Returning to your average Billy Pom, not the one who plays tennis and never wins but the one who gets a morbid satisfaction when the nobody in the middle never wins, you will not make any positive prediction before a match begins because you are extremely self-conscious and don't want to look like an idiot if your confidence amounts to nothing. During the course of a game you are less circumspect, you get carried away with the ebbing and flowing of the contest and make a series of bold proclamations inevitably followed by the sober retractions. In the evnt that you win you are understandably intoxicated with joy and crappy Newcastle ale and the headline writers are in such an unfamiliar position that they can only come up with a rushed and banal headline like 'Henman aces the Bemuda Open.'
A loss is the more realistic proposition. You initially unleash your contempt for the team/player and occasionally turn your spite in the direction of the flamboyant and camp Switz referee and you flood his website with abuse. You also scorn the country of the victorious team/player of being over-zealous and infatuated with sports at the expense of arts and intellectual pursuits.

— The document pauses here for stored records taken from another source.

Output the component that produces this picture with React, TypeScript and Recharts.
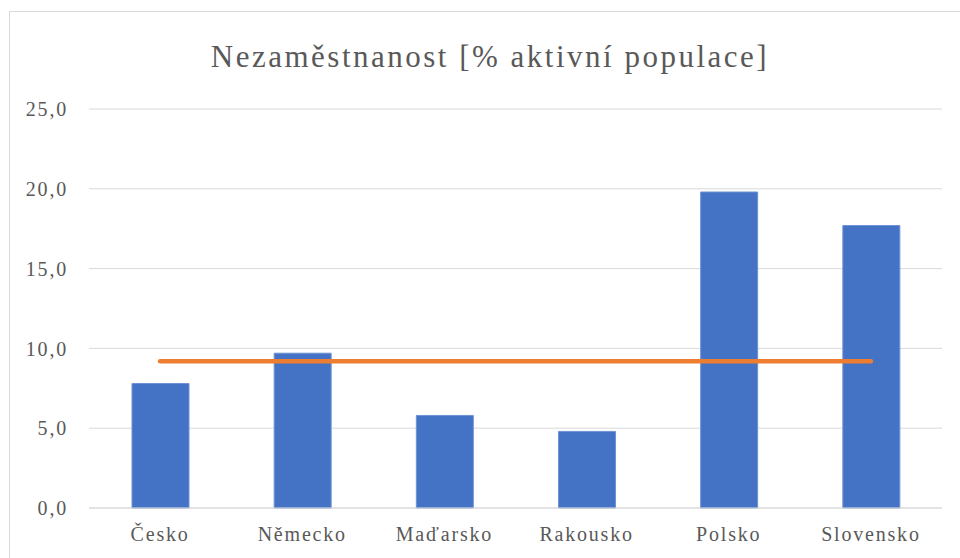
import React from "react";
import {
  ComposedChart,
  Bar,
  Line,
  XAxis,
  YAxis,
  CartesianGrid,
} from "recharts";

const countries = ["Česko", "Německo", "Maďarsko", "Rakousko", "Polsko", "Slovensko"];
const unemployment = [7.8, 9.7, 5.8, 4.8, 19.8, 17.7];
const average = [9.2, 9.2, 9.2, 9.2, 9.2, 9.2];
const yTicks = [0, 5, 10, 15, 20, 25];

const data = countries.map((name, i) => ({
  name,
  value: unemployment[i],
  avg: average[i],
}));

const font = "'Liberation Serif', 'DejaVu Serif', 'Noto Serif', FreeSerif, Times, serif";
const textColor = "#595959";

export default function App() {
  return (
    <div
      style={{
        position: "absolute",
        left: 0,
        top: 0,
        width: 960,
        height: 558,
        background: "#fff",
        overflow: "hidden",
      }}
    >
      <div
        style={{
          position: "absolute",
          left: 9,
          top: 11,
          width: 970,
          height: 570,
          border: "1px solid #d9d9d9",
        }}
      />
      <div
        style={{
          position: "absolute",
          left: 0,
          width: 980,
          top: 37,
          textAlign: "center",
          fontFamily: font,
          fontSize: 31,
          letterSpacing: 2.5,
          color: textColor,
          lineHeight: "40px",
        }}
      >
        Nezaměstnanost [% aktivní populace]
      </div>
      <div style={{ position: "absolute", left: 0, top: 0 }}>
        <ComposedChart
          width={960}
          height={558}
          data={data}
          margin={{ top: 109, right: 18, bottom: 0, left: 0 }}
        >
          <CartesianGrid vertical={false} stroke="#d9d9d9" />
          <XAxis
            dataKey="name"
            height={50}
            axisLine={{ stroke: "#d9d9d9" }}
            tickLine={false}
            tickSize={0}
            tickMargin={19}
            tick={{ fill: textColor, fontFamily: font, fontSize: 20, letterSpacing: 1.8 }}
          />
          <YAxis
            width={89}
            domain={[0, 25]}
            ticks={yTicks}
            axisLine={false}
            tickLine={false}
            tickSize={0}
            tickMargin={21}
            tickFormatter={(v: number) => v.toFixed(1).replace(".", ",")}
            tick={{ fill: textColor, fontFamily: font, fontSize: 20, letterSpacing: 1.8 }}
          />
          <Bar
            dataKey="value"
            fill="#4472C4"
            stroke="#6f93d4"
            strokeWidth={1}
            barSize={57}
            isAnimationActive={false}
          />
          <Line
            dataKey="avg"
            stroke="#ED7D31"
            strokeWidth={4.5}
            strokeLinecap="round"
            dot={false}
            activeDot={false}
            isAnimationActive={false}
          />
        </ComposedChart>
      </div>
    </div>
  );
}
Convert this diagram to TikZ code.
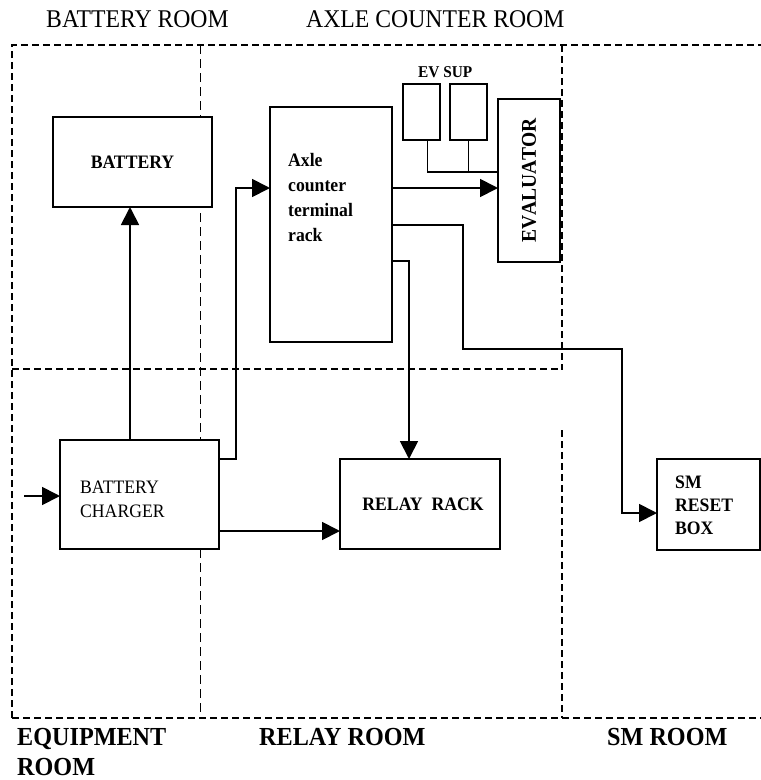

After this period of venting your frustration has elapsed you remind yourself that you were indeed right for placing no faith in the team and continue to read the tabloids to find sports news in its accustomed form at page 1 or in the social pages, following the wacky adventures of Becks +Posh+ Spanish nanny or Rooney+ Chav girlthingy.
Now England + their fans are faced with a conundrum.
Do they
(a) Continue their brilliant momentum + embrace this unusual confidence by going for the win. 3-1 would sound lovely.
(b) Hope that Les Parker Jr, curator at the Oval prepares a road so that they can play for the draw.
Or similarly,
(c) Hope that it rains.
(d) Go into the game with a pessimistic outlook so that their hopes will not be dashed when they lose. After all a drawn series in enough to stem the run of 18 consecutive years of losing ashes campaigns.